Cuando el Padre por puro amor envía a su Hijo a la tierra, envía también el Espíritu divino, en una misión conjunta de salvación y glorificación. En este cometido el Hijo y el Espíritu Santo -los dos brazos del Padre, según san Ireneo- son distintos, pero inseparables, con un papel bien definido cada uno: la Segunda Persona de la Trinidad, el Hijo, encarnado en el hombre Jesús, realiza la redención de los hombres, y la Tercera Persona, el Espíritu Santo, es quien les va dando las gracias necesarias para la salvación, incorporándolos a la Humanidad de Jesucristo a través de los sacramentos, en los que Cristo está realmente presente. Es decir, la Vida que tiene su fuente en el Padre y la gana el Hijo para nosotros, nos la comunica el Espíritu Santo a través de los sacramentos, presencia real de Jesucristo, y todos los que los reciben se incorporan a su Humanidad, como el sarmiento a la vid. Es la vida en Cristo que “Dios ha derramado en nuestros corazones por el Espíritu Santo que se nos ha dado” (Rm 5,5).
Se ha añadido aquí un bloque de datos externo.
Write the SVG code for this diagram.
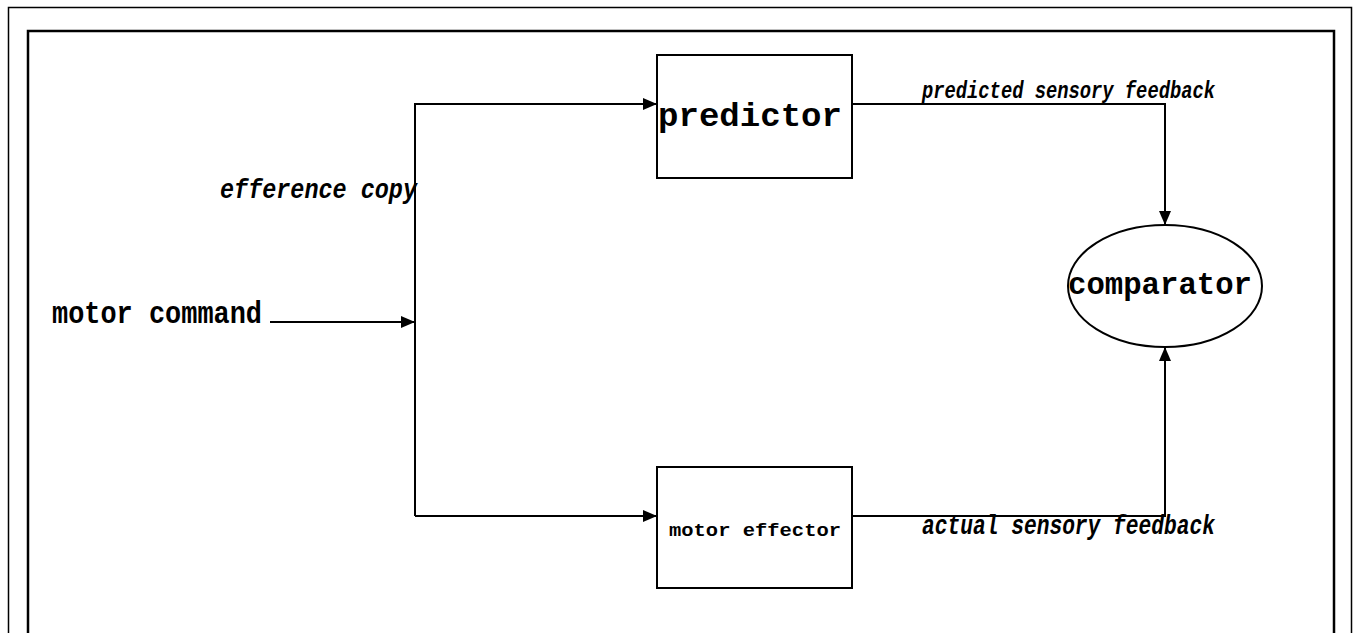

La Iglesia católica admite siete sacramentos que, como actos de Cristo, nos justifican y santifican. Pero, por influjo del ecumenismo, acepta cierta jerarquía entre ellos. El bautismo y la Eucaristía son los sacramentos primordiales. La Eucaristía como cumbre de la estructura litúrgica y eclesial, y el bautismo como práctica popular convertida en el centro de la salvación. Sin el bautismo no hay salvación posible y, hasta no hace mucho, se bautizaba a los niños, a poder ser, el mismo día de su nacimiento.
Todo el entramado de la salvación se nos concede en el bautismo, pero el don por excelencia que nos da Jesucristo en el bautismo es el Espíritu Santo que nos justifica, arrancándonos del pecado y haciéndonos morada de la Trinidad. Así lo manifestó Jesús en la Ultima Cena: Si alguno me ama, guardará mi Palabra, y mi Padre le amará, y vendremos a él, y haremos morada en él (Jn 14, 23). Luisa de Marillac decía: sed “verdaderas cristianas y perfectas Hijas de la Caridad, pidiéndole su Espíritu, como os lo dio en el bautismo… Si obtenéis ahora de nuestro Salvador este nuevo don, ¡qué fuerza tendréis para trabajar en la perfección que os pide!” (c.712).
Cuando Pedro pide a los judíos que se bauticen en el nombre de Jesús, les exige que se conviertan (Hch 2, 38), como lo había predicado Jesús, exigiendo un cambio de vida hacia Dios.